- Teltown Location in Ireland
- Coordinates: 53°42′01″N 6°46′00″W﻿ / ﻿53.700264°N 6.766548°W
- Country: Ireland
- Province: Leinster
- County: County Meath
- Time zone: UTC+0 (WET)
- • Summer (DST): UTC-1 (IST (WEST))

= Teltown =

Teltown is a townland in County Meath, Ireland. It lies, in a Gaeltacht area, between Oristown and Donaghpatrick, near Kells. The townland, which is approximately 2.5 km2 in area, is in a civil parish of the same name. As of the 2011 census, the townland of Teltown had a population of 95 people.

==Name and history==
Teltown (Tailtin) was named for the Irish mythological figure or goddess, Tailtiu. The Tailtin Fair was held there in medieval times as a revival of the ancient Aonach Tailteann, and was revived again as the Tailteann Games for a period in the twentieth century.

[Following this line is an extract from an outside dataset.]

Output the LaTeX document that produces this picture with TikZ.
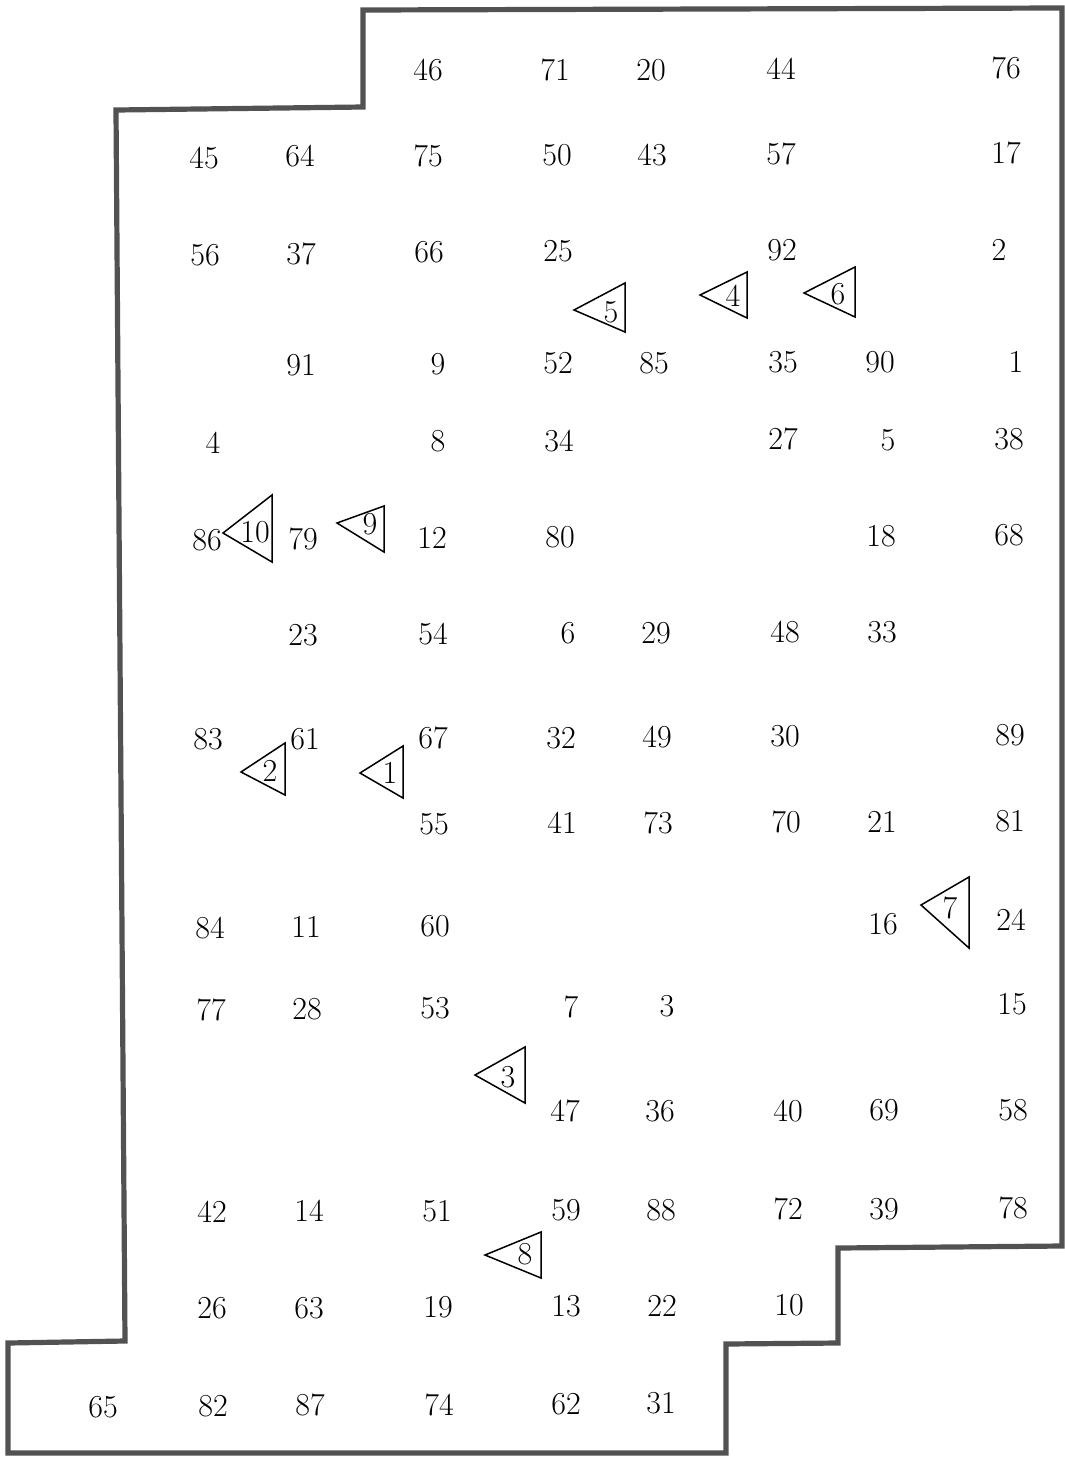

While mound structures near Teltown have been asserted in legends in the Book of Invasions to be ancient man-made earthworks 2500 years old, modern archaeological reports of the area suggest they date to at least the Iron Age. Part of one of the mounds in the area called the Knockauns (na Cnocáin) was partially destroyed by bulldozers for urbanization in 1997.

The 19th-century topographer John O'Donovan stated that loughs near a fort in the area called the Rath Dhubh "have the appearance of being artificial lakes and may have been used when the Olympic Games of Tailteann were celebrated by the Irish". O'Donovan also describes a legend that the shade of Laogaire, the King of Tara, was imprisoned by Saint Patrick until Judgement Day to the east of Rath Dhubh in the Dubhloch.

==Annalistic references==

The Annals of Inisfallen states that "Muiredach son of Bran, king of Laigin, harried UíNéill as far as Sliab Fuait, and the Fair of Tailtiu was held".